§ **What is being asked**:
Write out again, unaltered, the lines from the start through the line containing "78.4, 86.6, 90, 90.7, 91.2, 91.8, 92.3]".

§ **Record list**:
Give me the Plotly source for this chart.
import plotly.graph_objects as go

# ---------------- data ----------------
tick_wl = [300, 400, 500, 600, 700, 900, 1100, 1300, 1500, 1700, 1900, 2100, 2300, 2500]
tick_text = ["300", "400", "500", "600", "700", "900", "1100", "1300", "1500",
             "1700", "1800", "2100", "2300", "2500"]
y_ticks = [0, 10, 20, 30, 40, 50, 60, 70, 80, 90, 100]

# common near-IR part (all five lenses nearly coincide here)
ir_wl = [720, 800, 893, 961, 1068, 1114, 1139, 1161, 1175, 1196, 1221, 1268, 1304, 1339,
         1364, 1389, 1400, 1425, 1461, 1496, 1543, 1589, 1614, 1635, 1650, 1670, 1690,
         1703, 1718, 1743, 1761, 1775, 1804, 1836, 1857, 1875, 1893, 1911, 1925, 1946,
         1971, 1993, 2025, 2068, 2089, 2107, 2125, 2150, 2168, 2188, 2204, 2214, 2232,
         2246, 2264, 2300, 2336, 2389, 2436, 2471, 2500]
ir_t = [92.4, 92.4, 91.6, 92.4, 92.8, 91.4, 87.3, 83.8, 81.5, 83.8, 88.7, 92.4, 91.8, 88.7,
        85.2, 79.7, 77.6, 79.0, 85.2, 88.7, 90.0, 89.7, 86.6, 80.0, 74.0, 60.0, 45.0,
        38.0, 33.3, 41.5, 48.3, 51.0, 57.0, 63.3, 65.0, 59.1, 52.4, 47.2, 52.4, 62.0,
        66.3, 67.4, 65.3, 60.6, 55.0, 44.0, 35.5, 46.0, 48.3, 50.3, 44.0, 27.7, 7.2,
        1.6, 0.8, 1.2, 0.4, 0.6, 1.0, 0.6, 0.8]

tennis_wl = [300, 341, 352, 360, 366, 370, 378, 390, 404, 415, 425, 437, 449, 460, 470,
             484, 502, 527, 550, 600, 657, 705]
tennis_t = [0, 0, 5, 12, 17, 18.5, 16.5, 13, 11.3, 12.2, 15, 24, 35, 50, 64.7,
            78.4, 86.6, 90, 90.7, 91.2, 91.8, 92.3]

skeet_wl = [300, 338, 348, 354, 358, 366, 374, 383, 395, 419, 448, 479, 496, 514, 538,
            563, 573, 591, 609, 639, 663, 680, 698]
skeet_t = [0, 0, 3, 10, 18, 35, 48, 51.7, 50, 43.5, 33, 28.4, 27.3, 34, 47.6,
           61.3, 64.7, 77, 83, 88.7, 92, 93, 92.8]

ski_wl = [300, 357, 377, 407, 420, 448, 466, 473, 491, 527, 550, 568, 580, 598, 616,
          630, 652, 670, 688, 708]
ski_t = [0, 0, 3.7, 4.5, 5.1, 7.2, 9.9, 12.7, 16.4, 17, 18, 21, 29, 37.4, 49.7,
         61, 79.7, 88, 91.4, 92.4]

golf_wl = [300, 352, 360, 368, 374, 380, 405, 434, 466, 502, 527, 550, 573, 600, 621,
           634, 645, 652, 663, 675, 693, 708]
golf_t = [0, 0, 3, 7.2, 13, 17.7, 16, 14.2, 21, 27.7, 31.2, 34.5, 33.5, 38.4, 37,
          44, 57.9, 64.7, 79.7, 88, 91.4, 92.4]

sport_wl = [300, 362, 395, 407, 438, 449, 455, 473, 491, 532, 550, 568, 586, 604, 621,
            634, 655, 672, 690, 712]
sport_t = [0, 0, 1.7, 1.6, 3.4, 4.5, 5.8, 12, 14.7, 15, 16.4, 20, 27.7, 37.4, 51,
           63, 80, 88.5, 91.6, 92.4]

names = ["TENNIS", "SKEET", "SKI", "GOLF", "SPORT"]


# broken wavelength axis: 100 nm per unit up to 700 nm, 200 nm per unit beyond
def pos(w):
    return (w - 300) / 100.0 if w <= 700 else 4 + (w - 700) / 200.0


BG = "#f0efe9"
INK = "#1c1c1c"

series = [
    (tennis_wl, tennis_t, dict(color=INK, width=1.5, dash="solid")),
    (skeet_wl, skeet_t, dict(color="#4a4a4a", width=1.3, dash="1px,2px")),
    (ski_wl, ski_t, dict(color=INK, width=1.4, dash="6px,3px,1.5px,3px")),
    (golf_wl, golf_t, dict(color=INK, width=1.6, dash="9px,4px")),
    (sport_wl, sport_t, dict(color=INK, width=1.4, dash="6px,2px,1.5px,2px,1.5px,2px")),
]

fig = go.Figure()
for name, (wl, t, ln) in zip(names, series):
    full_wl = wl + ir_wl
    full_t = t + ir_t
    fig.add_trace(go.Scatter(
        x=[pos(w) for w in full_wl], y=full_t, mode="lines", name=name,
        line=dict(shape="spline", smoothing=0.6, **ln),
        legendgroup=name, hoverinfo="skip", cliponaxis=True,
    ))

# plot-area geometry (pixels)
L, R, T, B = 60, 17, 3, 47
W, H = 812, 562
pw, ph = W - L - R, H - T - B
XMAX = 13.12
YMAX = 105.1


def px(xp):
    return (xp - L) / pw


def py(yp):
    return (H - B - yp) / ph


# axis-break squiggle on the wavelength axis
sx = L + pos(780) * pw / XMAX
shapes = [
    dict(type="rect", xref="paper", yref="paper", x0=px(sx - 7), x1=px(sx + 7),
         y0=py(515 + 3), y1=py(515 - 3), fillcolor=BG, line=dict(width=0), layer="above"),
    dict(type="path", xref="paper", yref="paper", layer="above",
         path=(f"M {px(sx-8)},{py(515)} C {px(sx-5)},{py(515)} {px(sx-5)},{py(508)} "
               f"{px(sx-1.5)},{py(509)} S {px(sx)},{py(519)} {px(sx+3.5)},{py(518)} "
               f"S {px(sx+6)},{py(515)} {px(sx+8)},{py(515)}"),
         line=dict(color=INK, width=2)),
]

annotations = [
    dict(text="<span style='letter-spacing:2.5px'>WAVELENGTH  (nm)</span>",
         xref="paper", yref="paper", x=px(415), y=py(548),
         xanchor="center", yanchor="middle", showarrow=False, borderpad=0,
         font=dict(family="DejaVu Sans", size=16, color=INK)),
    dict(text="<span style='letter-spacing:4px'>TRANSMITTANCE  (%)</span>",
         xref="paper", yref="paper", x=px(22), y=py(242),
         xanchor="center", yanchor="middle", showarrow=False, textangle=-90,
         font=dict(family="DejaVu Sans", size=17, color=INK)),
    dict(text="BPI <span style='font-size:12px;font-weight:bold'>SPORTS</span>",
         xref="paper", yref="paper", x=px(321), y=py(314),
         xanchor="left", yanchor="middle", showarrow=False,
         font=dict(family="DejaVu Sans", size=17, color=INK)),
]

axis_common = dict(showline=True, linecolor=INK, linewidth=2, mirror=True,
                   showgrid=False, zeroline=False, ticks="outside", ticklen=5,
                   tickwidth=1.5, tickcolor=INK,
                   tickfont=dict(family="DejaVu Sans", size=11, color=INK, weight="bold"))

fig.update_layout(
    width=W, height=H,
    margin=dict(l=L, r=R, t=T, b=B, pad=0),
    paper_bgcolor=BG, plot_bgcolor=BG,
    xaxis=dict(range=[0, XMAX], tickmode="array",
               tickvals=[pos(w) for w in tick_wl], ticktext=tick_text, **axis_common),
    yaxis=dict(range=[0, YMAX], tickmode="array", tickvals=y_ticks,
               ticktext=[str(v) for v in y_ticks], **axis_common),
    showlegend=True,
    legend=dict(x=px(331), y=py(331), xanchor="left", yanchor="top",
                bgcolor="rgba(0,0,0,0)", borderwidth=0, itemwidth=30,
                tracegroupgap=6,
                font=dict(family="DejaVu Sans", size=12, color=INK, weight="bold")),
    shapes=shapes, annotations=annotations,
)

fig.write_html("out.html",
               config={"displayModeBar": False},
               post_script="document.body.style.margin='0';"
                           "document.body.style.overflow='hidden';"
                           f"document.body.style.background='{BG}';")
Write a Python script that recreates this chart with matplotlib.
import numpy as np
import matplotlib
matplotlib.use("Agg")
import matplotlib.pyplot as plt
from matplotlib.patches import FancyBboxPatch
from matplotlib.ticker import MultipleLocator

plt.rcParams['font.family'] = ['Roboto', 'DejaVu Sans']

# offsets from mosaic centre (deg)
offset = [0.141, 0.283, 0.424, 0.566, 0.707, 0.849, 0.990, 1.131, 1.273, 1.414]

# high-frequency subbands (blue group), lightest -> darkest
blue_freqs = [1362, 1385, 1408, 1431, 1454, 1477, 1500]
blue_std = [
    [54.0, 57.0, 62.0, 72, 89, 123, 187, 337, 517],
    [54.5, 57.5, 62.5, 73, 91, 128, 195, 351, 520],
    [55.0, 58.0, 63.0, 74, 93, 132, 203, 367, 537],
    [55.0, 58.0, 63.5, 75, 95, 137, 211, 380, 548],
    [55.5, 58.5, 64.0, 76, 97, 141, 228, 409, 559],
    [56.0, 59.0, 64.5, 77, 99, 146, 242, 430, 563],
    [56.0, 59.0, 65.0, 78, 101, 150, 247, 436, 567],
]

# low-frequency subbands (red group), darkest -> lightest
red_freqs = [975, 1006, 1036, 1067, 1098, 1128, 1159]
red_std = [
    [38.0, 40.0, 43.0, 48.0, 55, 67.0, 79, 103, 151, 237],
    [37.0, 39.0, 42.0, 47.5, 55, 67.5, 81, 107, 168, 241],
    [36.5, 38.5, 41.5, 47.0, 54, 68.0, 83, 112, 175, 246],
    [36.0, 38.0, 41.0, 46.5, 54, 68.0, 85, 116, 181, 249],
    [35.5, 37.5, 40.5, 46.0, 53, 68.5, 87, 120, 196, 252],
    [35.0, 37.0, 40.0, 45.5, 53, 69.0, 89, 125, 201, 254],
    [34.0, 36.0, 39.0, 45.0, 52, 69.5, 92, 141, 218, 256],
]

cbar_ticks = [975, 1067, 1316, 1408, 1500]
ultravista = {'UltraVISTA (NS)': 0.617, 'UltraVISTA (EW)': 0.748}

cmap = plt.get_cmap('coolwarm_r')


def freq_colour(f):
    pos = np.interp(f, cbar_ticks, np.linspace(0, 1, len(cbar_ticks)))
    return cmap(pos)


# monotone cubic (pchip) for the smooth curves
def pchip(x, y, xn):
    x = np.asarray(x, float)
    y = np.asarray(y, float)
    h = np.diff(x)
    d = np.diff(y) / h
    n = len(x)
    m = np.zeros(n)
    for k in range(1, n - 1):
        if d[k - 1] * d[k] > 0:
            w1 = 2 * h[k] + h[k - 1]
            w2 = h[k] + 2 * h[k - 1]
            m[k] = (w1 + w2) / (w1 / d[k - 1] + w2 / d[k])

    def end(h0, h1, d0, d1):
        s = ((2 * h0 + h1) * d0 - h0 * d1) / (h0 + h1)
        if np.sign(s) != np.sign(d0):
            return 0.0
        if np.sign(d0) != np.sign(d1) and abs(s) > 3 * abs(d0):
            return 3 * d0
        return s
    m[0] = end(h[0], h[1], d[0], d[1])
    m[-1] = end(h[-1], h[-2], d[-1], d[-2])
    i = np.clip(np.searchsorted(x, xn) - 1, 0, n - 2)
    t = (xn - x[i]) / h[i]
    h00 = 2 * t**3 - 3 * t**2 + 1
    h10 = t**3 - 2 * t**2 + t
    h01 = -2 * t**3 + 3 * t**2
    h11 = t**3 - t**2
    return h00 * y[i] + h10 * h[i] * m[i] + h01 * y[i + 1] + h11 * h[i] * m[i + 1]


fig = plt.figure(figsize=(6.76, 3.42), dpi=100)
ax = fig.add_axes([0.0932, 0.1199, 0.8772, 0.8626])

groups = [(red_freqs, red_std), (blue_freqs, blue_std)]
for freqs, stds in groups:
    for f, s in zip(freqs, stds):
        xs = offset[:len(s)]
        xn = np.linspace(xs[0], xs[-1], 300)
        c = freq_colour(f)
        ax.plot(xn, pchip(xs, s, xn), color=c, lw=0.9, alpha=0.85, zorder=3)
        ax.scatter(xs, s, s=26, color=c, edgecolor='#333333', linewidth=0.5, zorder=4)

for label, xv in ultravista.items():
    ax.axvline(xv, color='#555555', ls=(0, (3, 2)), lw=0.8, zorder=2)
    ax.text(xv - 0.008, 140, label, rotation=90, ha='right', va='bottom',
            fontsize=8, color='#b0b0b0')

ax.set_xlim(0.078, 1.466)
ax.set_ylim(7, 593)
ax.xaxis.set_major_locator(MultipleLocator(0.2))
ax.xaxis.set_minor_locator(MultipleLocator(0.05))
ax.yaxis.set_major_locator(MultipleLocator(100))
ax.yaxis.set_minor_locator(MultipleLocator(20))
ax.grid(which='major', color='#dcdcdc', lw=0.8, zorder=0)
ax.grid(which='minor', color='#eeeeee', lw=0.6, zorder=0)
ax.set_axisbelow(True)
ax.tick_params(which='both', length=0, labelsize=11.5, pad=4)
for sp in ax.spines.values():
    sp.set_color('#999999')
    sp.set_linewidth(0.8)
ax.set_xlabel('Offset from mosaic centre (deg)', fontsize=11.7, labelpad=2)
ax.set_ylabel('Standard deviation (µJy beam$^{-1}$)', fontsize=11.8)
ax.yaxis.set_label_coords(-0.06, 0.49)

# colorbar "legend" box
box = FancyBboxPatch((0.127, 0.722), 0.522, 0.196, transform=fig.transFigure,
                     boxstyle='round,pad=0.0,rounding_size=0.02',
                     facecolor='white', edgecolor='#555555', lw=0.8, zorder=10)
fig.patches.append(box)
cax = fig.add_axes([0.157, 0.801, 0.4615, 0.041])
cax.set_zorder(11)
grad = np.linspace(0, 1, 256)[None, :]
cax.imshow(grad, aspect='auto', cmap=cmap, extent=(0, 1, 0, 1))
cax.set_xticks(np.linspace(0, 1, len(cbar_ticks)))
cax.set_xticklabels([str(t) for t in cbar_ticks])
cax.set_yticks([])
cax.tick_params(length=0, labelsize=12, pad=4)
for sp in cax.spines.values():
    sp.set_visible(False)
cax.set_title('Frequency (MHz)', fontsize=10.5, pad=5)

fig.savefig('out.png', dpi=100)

§ **Task result**:
Give me the Plotly source for this chart.
import plotly.graph_objects as go

# ---------------- data ----------------
tick_wl = [300, 400, 500, 600, 700, 900, 1100, 1300, 1500, 1700, 1900, 2100, 2300, 2500]
tick_text = ["300", "400", "500", "600", "700", "900", "1100", "1300", "1500",
             "1700", "1800", "2100", "2300", "2500"]
y_ticks = [0, 10, 20, 30, 40, 50, 60, 70, 80, 90, 100]

# common near-IR part (all five lenses nearly coincide here)
ir_wl = [720, 800, 893, 961, 1068, 1114, 1139, 1161, 1175, 1196, 1221, 1268, 1304, 1339,
         1364, 1389, 1400, 1425, 1461, 1496, 1543, 1589, 1614, 1635, 1650, 1670, 1690,
         1703, 1718, 1743, 1761, 1775, 1804, 1836, 1857, 1875, 1893, 1911, 1925, 1946,
         1971, 1993, 2025, 2068, 2089, 2107, 2125, 2150, 2168, 2188, 2204, 2214, 2232,
         2246, 2264, 2300, 2336, 2389, 2436, 2471, 2500]
ir_t = [92.4, 92.4, 91.6, 92.4, 92.8, 91.4, 87.3, 83.8, 81.5, 83.8, 88.7, 92.4, 91.8, 88.7,
        85.2, 79.7, 77.6, 79.0, 85.2, 88.7, 90.0, 89.7, 86.6, 80.0, 74.0, 60.0, 45.0,
        38.0, 33.3, 41.5, 48.3, 51.0, 57.0, 63.3, 65.0, 59.1, 52.4, 47.2, 52.4, 62.0,
        66.3, 67.4, 65.3, 60.6, 55.0, 44.0, 35.5, 46.0, 48.3, 50.3, 44.0, 27.7, 7.2,
        1.6, 0.8, 1.2, 0.4, 0.6, 1.0, 0.6, 0.8]

tennis_wl = [300, 341, 352, 360, 366, 370, 378, 390, 404, 415, 425, 437, 449, 460, 470,
             484, 502, 527, 550, 600, 657, 705]
tennis_t = [0, 0, 5, 12, 17, 18.5, 16.5, 13, 11.3, 12.2, 15, 24, 35, 50, 64.7,
            78.4, 86.6, 90, 90.7, 91.2, 91.8, 92.3]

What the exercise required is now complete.